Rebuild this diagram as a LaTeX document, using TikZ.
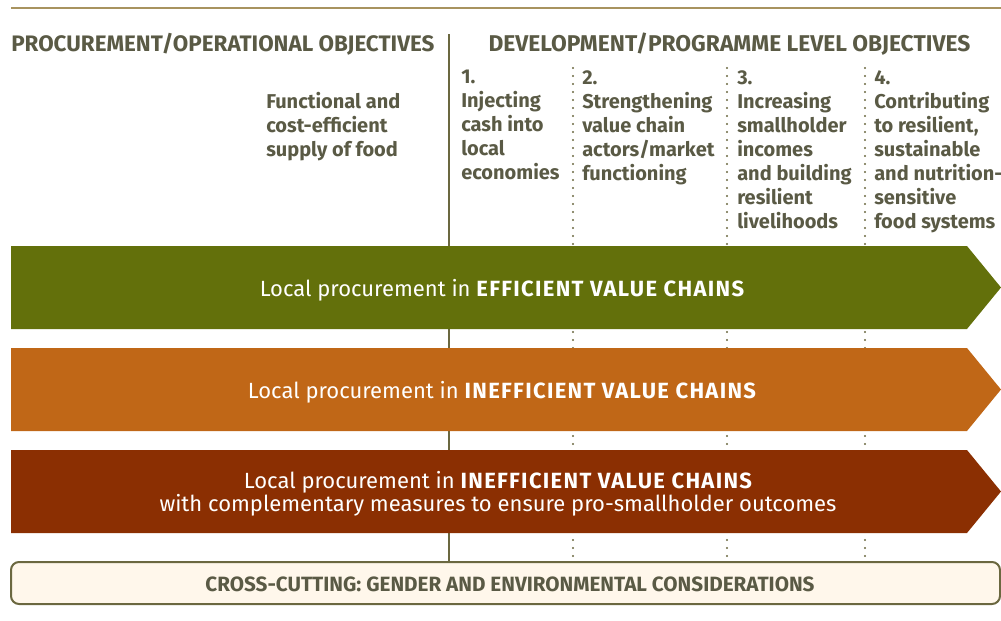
\documentclass[tikz,border=0pt]{standalone}
\usepackage{fontspec}
\setmainfont{Fira Sans}
\usetikzlibrary{positioning}

\definecolor{txtgray}{HTML}{5A5A45}
\definecolor{rulegray}{HTML}{6B6840}
\definecolor{tanline}{HTML}{A8935F}
\definecolor{bandgreen}{HTML}{63700B}
\definecolor{bandorange}{HTML}{C06717}
\definecolor{bandbrown}{HTML}{8B2F02}
\definecolor{boxcream}{HTML}{FFF7EB}

\newcommand{\bandcaps}[1]{{\bfseries\addfontfeature{LetterSpace=6}#1}}

\begin{document}
\begin{tikzpicture}[x=0.75pt,y=-0.75pt,
   headtxt/.style={font=\fontsize{16.8}{19}\selectfont\bfseries,text=txtgray,inner sep=0pt},
   coltxt/.style={font=\fontsize{15}{18}\selectfont\bfseries,text=txtgray,align=left,
     anchor=north west,inner sep=0pt},
   bandtxt/.style={font=\fontsize{16.5}{17.3}\selectfont,text=white,align=center},
   sepline/.style={rulegray,line width=1.5pt},
   dotline/.style={rulegray,line width=1.8pt,line cap=round,dash pattern=on 0pt off 6pt}]
   \useasboundingbox (0,0) rectangle (1001,621);
   % rules
   \draw[tanline,line width=1.5pt] (11,8) -- (1001,8);
   \draw[sepline] (449,34) -- (449,562);
   \foreach \x in {573,727,865} {
    \draw[dotline] (\x,68) -- (\x,560);
   }
   % headings
   \node[headtxt,anchor=west] (hproc) at (11,44) {PROCUREMENT/OPERATIONAL OBJECTIVES};
   \node[headtxt,font=\fontsize{17.1}{19}\selectfont\bfseries] (hdev) at (729.5,44)
     {DEVELOPMENT/PROGRAMME LEVEL OBJECTIVES};
   \node[coltxt] (supply) at (266,92) {Functional and\\cost-efficient\\supply of food};
   \node[coltxt] (obj1) at (461,70) {1.\\Injecting\\cash into\\local\\economies};
   \node[coltxt] (obj2) at (582,70) {2.\\Strengthening\\value chain\\actors/market\\functioning};
   \node[coltxt] (obj3) at (737,70) {3.\\Increasing\\smallholder\\incomes\\and building\\resilient\\livelihoods};
   \node[coltxt] (obj4) at (874,70) {4.\\Contributing\\to resilient,\\sustainable\\and nutrition-\\sensitive\\food systems};
   % bands
   \foreach \t/\c in {246/bandgreen,348/bandorange,450/bandbrown} {
    \fill[\c] (11,\t) -- (967,\t) -- (1001,\t+41.5) -- (967,\t+83) -- (11,\t+83) -- cycle;
   }
   \node[bandtxt] (eff) at (502,290) {Local procurement in \bandcaps{EFFICIENT VALUE CHAINS}};
   \node[bandtxt] (ineff) at (502,392) {Local procurement in \bandcaps{INEFFICIENT VALUE CHAINS}};
   \node[bandtxt] (compl) at (498,494) {Local procurement in \bandcaps{INEFFICIENT VALUE CHAINS}\\
     with complementary measures to ensure pro-smallholder outcomes};
   % cross-cutting
   \draw[rulegray,fill=boxcream,line width=1.5pt,rounded corners=6pt] (11,562) rectangle (1000,604);
   \node[headtxt,font=\fontsize{15.5}{18}\selectfont\bfseries] (cross) at (510,584)
     {CROSS-CUTTING: GENDER AND ENVIRONMENTAL CONSIDERATIONS};
\end{tikzpicture}
\end{document}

----------

DIRECTIONS FOR THIS TASK: Every line above should be returned exactly; the pictures stay out.

TASK OUTPUT:
Rebuild this diagram as a LaTeX document, using TikZ.
\documentclass[tikz,border=0pt]{standalone}
\usepackage{fontspec}
\setmainfont{Fira Sans}
\usetikzlibrary{positioning}

\definecolor{txtgray}{HTML}{5A5A45}
\definecolor{rulegray}{HTML}{6B6840}
\definecolor{tanline}{HTML}{A8935F}
\definecolor{bandgreen}{HTML}{63700B}
\definecolor{bandorange}{HTML}{C06717}
\definecolor{bandbrown}{HTML}{8B2F02}
\definecolor{boxcream}{HTML}{FFF7EB}

\newcommand{\bandcaps}[1]{{\bfseries\addfontfeature{LetterSpace=6}#1}}

\begin{document}
\begin{tikzpicture}[x=0.75pt,y=-0.75pt,
   headtxt/.style={font=\fontsize{16.8}{19}\selectfont\bfseries,text=txtgray,inner sep=0pt},
   coltxt/.style={font=\fontsize{15}{18}\selectfont\bfseries,text=txtgray,align=left,
     anchor=north west,inner sep=0pt},
   bandtxt/.style={font=\fontsize{16.5}{17.3}\selectfont,text=white,align=center},
   sepline/.style={rulegray,line width=1.5pt},
   dotline/.style={rulegray,line width=1.8pt,line cap=round,dash pattern=on 0pt off 6pt}]
   \useasboundingbox (0,0) rectangle (1001,621);
   % rules
   \draw[tanline,line width=1.5pt] (11,8) -- (1001,8);
   \draw[sepline] (449,34) -- (449,562);
   \foreach \x in {573,727,865} {
    \draw[dotline] (\x,68) -- (\x,560);
   }
   % headings
   \node[headtxt,anchor=west] (hproc) at (11,44) {PROCUREMENT/OPERATIONAL OBJECTIVES};
   \node[headtxt,font=\fontsize{17.1}{19}\selectfont\bfseries] (hdev) at (729.5,44)
     {DEVELOPMENT/PROGRAMME LEVEL OBJECTIVES};
   \node[coltxt] (supply) at (266,92) {Functional and\\cost-efficient\\supply of food};
   \node[coltxt] (obj1) at (461,70) {1.\\Injecting\\cash into\\local\\economies};
   \node[coltxt] (obj2) at (582,70) {2.\\Strengthening\\value chain\\actors/market\\functioning};
   \node[coltxt] (obj3) at (737,70) {3.\\Increasing\\smallholder\\incomes\\and building\\resilient\\livelihoods};
   \node[coltxt] (obj4) at (874,70) {4.\\Contributing\\to resilient,\\sustainable\\and nutrition-\\sensitive\\food systems};
   % bands
   \foreach \t/\c in {246/bandgreen,348/bandorange,450/bandbrown} {
    \fill[\c] (11,\t) -- (967,\t) -- (1001,\t+41.5) -- (967,\t+83) -- (11,\t+83) -- cycle;
   }
   \node[bandtxt] (eff) at (502,290) {Local procurement in \bandcaps{EFFICIENT VALUE CHAINS}};
   \node[bandtxt] (ineff) at (502,392) {Local procurement in \bandcaps{INEFFICIENT VALUE CHAINS}};
   \node[bandtxt] (compl) at (498,494) {Local procurement in \bandcaps{INEFFICIENT VALUE CHAINS}\\
     with complementary measures to ensure pro-smallholder outcomes};
   % cross-cutting
   \draw[rulegray,fill=boxcream,line width=1.5pt,rounded corners=6pt] (11,562) rectangle (1000,604);
   \node[headtxt,font=\fontsize{15.5}{18}\selectfont\bfseries] (cross) at (510,584)
     {CROSS-CUTTING: GENDER AND ENVIRONMENTAL CONSIDERATIONS};
\end{tikzpicture}
\end{document}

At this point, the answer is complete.